I am needing to modify an open source project to prevent reusing code (more efficient just to create a GetGameRulesPtr() function than to keep going into the engine to retrieve it. The problem is, it is stored as void **g_pGameRules. Ive never really grasped the concept of a pointer to a pointer, and I am a bit confused.
I am creating a GetGameRules() function to retrieve this pointer, but im not sure if my getter function should be void* ret type and then return *g_pGameRules, or how exactly I should go about this. I am actually brushing on my pointer usage now, but wanted to find out the proper method to learn from.
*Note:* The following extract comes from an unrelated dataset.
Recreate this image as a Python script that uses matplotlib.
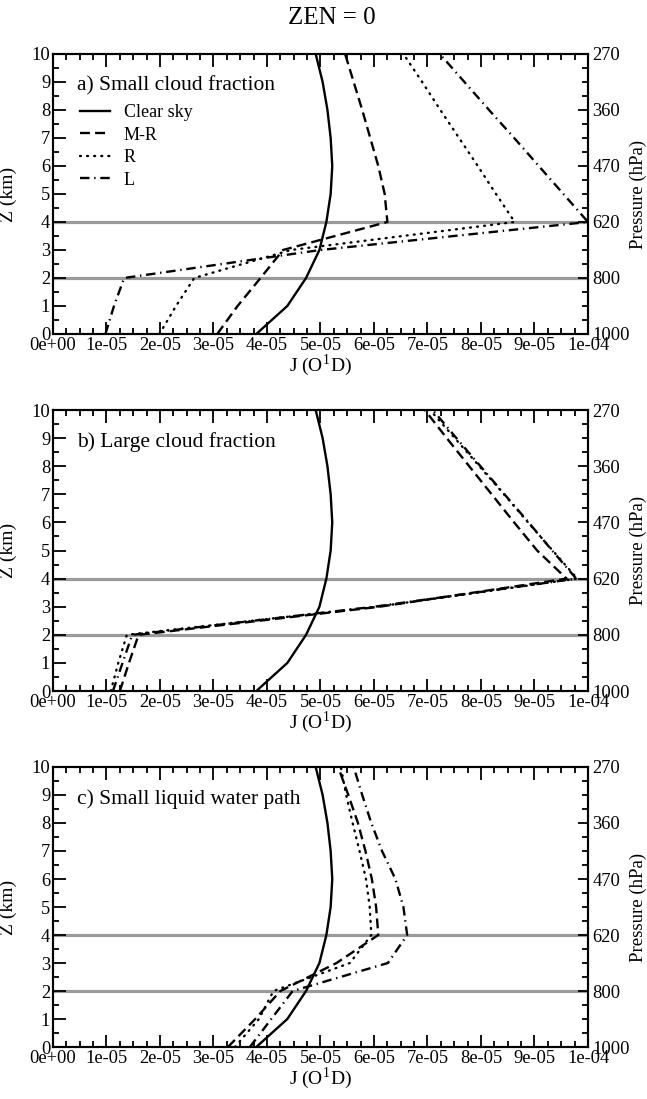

Here is the code, lines 58-89 are the SDK function that retrieve the g_pGameRules pointer from the game engine. The other functions are what I am adding the getter function to.
// extension.cpp
class SDKTools_API : public ISDKTools
{
public:
virtual const char *GetInterfaceName()
{
return SMINTERFACE_SDKTOOLS_NAME;
}
virtual unsigned int GetInterfaceVersion()
{
return SMINTERFACE_SDKTOOLS_VERSION;
}
virtual IServer *GetIServer()
{
return iserver;
}
virtual void *GetGameRules()
{
return *g_pGameRules;
}
} g_SDKTools_API;
// extension.h
namespace SourceMod
{
/**
* #brief SDKTools API.
*/
class ISDKTools : public SMInterface
{
public:
virtual const char *GetInterfaceName() = 0;
virtual unsigned int GetInterfaceVersion() = 0;
public:
/**
* #brief Returns a pointer to IServer if one was found.
*
* #return IServer pointer, or NULL if SDKTools was unable to find one.
*/
virtual IServer* GetIServer() = 0;
/**
* #brief Returns a pointer to GameRules if one was found.
*
* #return GameRules pointer, or NULL if SDKTools was unable to find one.
*/
virtual void* GetGameRules() = 0;
};
}
// vglobals.cpp
void **g_pGameRules = NULL;
void *g_EntList = NULL;
void InitializeValveGlobals()
{
g_EntList = gamehelpers->GetGlobalEntityList();
char *addr;
#ifdef PLATFORM_WINDOWS
/* g_pGameRules */
if (!g_pGameConf->GetMemSig("CreateGameRulesObject", (void **)&addr) || !addr)
{
return;
}
int offset;
if (!g_pGameConf->GetOffset("g_pGameRules", &offset) || !offset)
{
return;
}
g_pGameRules = *reinterpret_cast<void ***>(addr + offset);
#elif defined PLATFORM_LINUX || defined PLATFORM_APPLE
/* g_pGameRules */
if (!g_pGameConf->GetMemSig("g_pGameRules", (void **)&addr) || !addr)
{
return;
}
g_pGameRules = reinterpret_cast<void **>(addr);
#endif
}
You want to return a void*, and do the casting back to the appropriate SomeType** within implementation code. This is because void** has strange semantics (which I can't find on google right now). It also tells more info to the user than they really need. The whole point of using void* to begin with was to avoid giving information to the user that they don't need.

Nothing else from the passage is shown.